> TO DO
Do not repeat pictures. Repeat exactly the lines of the listing below from its first line through the line with "flip_x = 3.0".

> DATASET CONTENT
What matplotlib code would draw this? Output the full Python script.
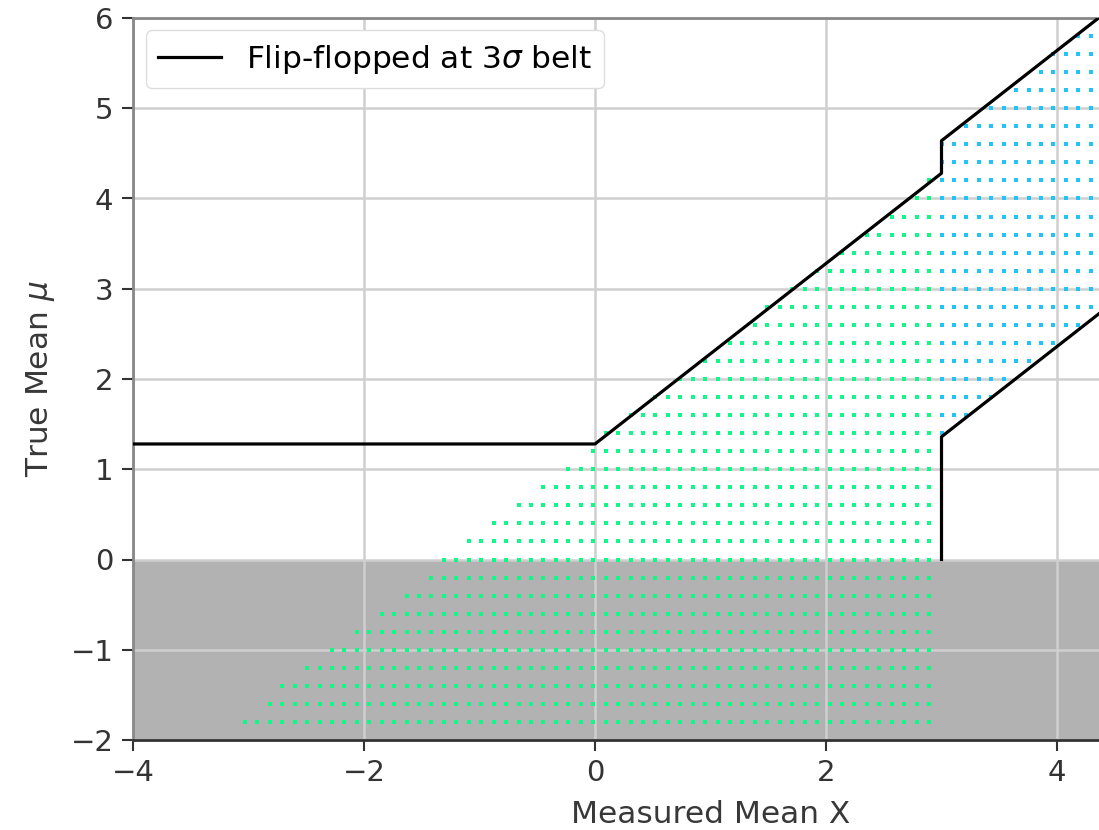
import numpy as np
import matplotlib
matplotlib.use("Agg")
import matplotlib.pyplot as plt

# flip-flopped belt outline: (measured x, true mu) corners
upper_x = [-4.0, 0.0, 3.0, 3.0, 6.0]
upper_mu = [1.28, 1.28, 4.28, 4.64, 7.64]
lower_x = [3.0, 3.0, 6.0]
lower_mu = [0.0, 1.36, 4.36]

one_sided = 1.28   # 90% upper limit offset
two_sided = 1.64   # 90% central interval half width
flip_x = 3.0       # switch from upper limit to central interval

# acceptance grid
mu_rows = np.round(np.arange(-1.8, 6.01, 0.2), 2)
x_step = 0.1077
x_cols = flip_x + x_step * np.arange(-75, 28)

gx, gmu, bx, bmu = [], [], [], []
for mu in mu_rows:
    for x in x_cols:
        if x < flip_x - 1e-9:
            if x >= mu - one_sided - 0.03:
                gx.append(x)
                gmu.append(mu)
        elif abs(x - mu) <= two_sided:
            bx.append(x)
            bmu.append(mu)

fig = plt.figure(figsize=(10.99, 8.30), dpi=100)
# axes run past the right edge of the canvas (x up to 6)
ax = fig.add_axes([133 / 1099, 90 / 830, 1155 / 1099, 722 / 830])

ax.axhspan(-2, 0, color="#b2b2b2", lw=0)
ax.plot(gx, gmu, "s", ms=2.7, mew=0, color="#10f888", zorder=2)
ax.plot(bx, bmu, "s", ms=2.7, mew=0, color="#20c4f8", zorder=2)

ax.plot(upper_x, upper_mu, color="black", lw=2.3, zorder=3,
        label=r"Flip-flopped at 3$\sigma$ belt")
ax.plot(lower_x, lower_mu, color="black", lw=2.3, zorder=3)

ax.set_xlim(-4, 6)
ax.set_ylim(-2, 6)
ax.set_xticks([-4, -2, 0, 2, 4])
ax.set_yticks(range(-2, 7))
ax.grid(True, color="#cfcfcf", lw=1.8)

ax.set_xlabel("Measured Mean X", fontsize=22.5, color="#383838", labelpad=9)
ax.set_ylabel(r"True Mean $\mu$", fontsize=22.5, color="#383838", labelpad=10)
ax.tick_params(labelsize=21, length=8, width=1.5, pad=6, colors="#333333")

for side in ["top", "left", "right"]:
    ax.spines[side].set_color("#888888")
    ax.spines[side].set_linewidth(2.0)
ax.spines["bottom"].set_color("#333333")
ax.spines["bottom"].set_linewidth(2.0)

ax.legend(loc="upper left", fontsize=22.5, edgecolor="#dddddd", framealpha=1,
          borderaxespad=0.4)

fig.savefig("out.png", dpi=100)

> TASK SOLUTION
What matplotlib code would draw this? Output the full Python script.
import numpy as np
import matplotlib
matplotlib.use("Agg")
import matplotlib.pyplot as plt

# flip-flopped belt outline: (measured x, true mu) corners
upper_x = [-4.0, 0.0, 3.0, 3.0, 6.0]
upper_mu = [1.28, 1.28, 4.28, 4.64, 7.64]
lower_x = [3.0, 3.0, 6.0]
lower_mu = [0.0, 1.36, 4.36]

one_sided = 1.28   # 90% upper limit offset
two_sided = 1.64   # 90% central interval half width
flip_x = 3.0       # switch from upper limit to central interval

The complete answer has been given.